In addition, a glass constituting the glass fiber is not particularly limited, and examples thereof include E glass, C glass, A glass, S glass, D glass, NE glass, T glass, and H glass. Among these glasses, E glass, T glass, or S glass is preferable. As a result, a highly elastic glass fiber can be achieved, and a thermal expansion coefficient can be decreased.


Examples of other elastomers according to the embodiment include an acrylic acid-alkyl styrene copolymer, a styrene-isoprene copolymer, an isoprene rubber, a styrene-butadiene copolymer, an ether-urethane copolymer, a methyl-urethane copolymer, an ester-urethane copolymer, a vinyl-silicone copolymer, a phenyl-silicone copolymer, and a chloroprene copolymer.


A method of producing the molding material according to the embodiment will be described. The method of producing the molding material according to the embodiment is not particularly limited. For example, the molding material can be produced using the following method. First, the phenolic resin, the carbon fiber, and the elastomer are mixed with each other. Next, the mixture is heat-melt kneaded using a pressure kneader, a twin screw extruder, and a heating roller, and the kneaded material is pulverized using a power mill or the like. As a result, the molding material according to the embodiment can be obtained. In addition, by applying the obtained molding material to injection molding, transfer molding, and compression molding, a molded product having a desired shape can be obtained.


In addition, the molding material according to the embodiment can be used as a metal substitute as described in “BACKGROUND ART”. For example, the molding material according to the embodiment is used as a substitute of an aluminum component relating to die casting.


As described above, the molding material according to the embodiment is produced under the assumption that it will be used as a metal substitute. Therefore, it is preferable that the molding material be used such that the tensile strength and the tensile modulus of a cured material, which is obtained by curing the molding material, are defined to be high according to the use. As a result, a balance between strength, toughness, and elastic modulus can be controlled at a high level, and a superior molding material in which molding characteristics as a metal substitute are further improved can be obtained.

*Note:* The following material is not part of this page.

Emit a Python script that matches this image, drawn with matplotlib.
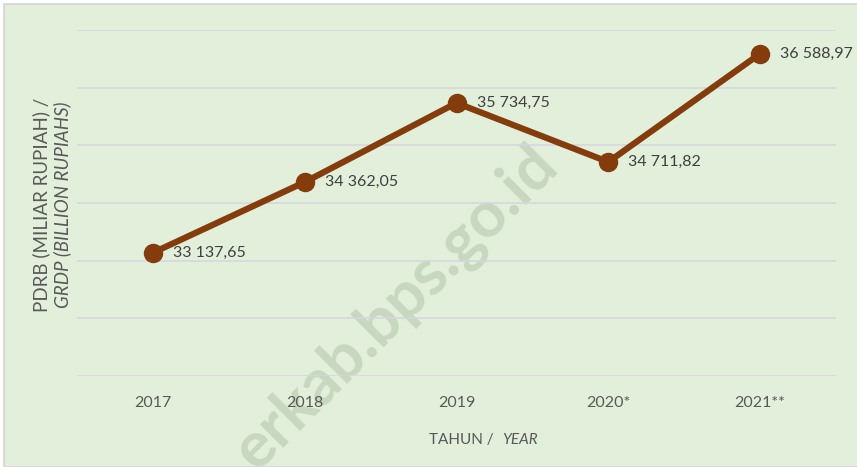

Hereinafter, this point will be described.


In the embodiment, the results of a tensile test according to JIS K6911 using a test specimen will be described as an example, the test specimen being prepared by curing the molding material under curing conditions of a mold temperature of 175° C. and a curing time of 1 minute to obtain a dumbbell-shaped cured material of the molding material and further curing the cured material of the molding material under conditions of 180° C. and 6 hours.


In the molding material according to the embodiment, it is preferable that, when the tensile test is performed under conditions of 150° C. and 25° C., a ratio S150/S25 of a tensile strength S150 to a tensile strength S25 is preferably greater than or equal to 0.6 and less than or equal to 1, and more preferably greater than or equal to 0.7 and less than or equal to 1. As a result, as compared to a molding material of the related art, a tensile strength can be improved, and a balance between strength and elastic modulus and a balance between strength and toughness can be controlled at a high level. A breaking strength described herein refers to a strength which is applied to a test specimen when the test specimen is broken.


In addition, when the tensile test is performed under conditions of 25° C., the elastic modulus of the molding material according to the embodiment is preferably greater than or equal to 20 GPa and less than or equal to 70 GPa and more preferably greater than or equal to 30 GPa and less than or equal to 70 GPa. As a result, as compared to a molding material of the related art, a tensile modulus can be improved, and a balance between elastic modulus and strength, and a balance between elastic modulus and toughness can be controlled at a high level. The elastic modulus can be obtained from a slope of a line of a linear region immediately after the start of pulling in a stress-strain curve during the tensile test.


Since the molding material according to the embodiment contains a resin, the density thereof is low as compared to a metal material or a plastic material of the related art. Therefore, values of a specific tensile strength and a specific tensile modulus representing a strength and an elastic modulus per unit density are extremely high as compared to those of a molding material of the related art.


That is, as compared to a molding material of the related art, the molding material according to the embodiment is well-balanced and superior in strength, toughness, and elastic modulus, has high molding characteristics, and is superior in strength and elastic modulus per unit density.


Specifically, the specific tensile strength at 25° C. of the molding material according to the embodiment is preferably greater than or equal to 100 MPa/(g/cm3) to less than or equal to 300 MPa/(g/cm3) and more preferably greater than or equal to 120 MPa/(g/cm3) to less than or equal to 300 MPa/(g/cm3).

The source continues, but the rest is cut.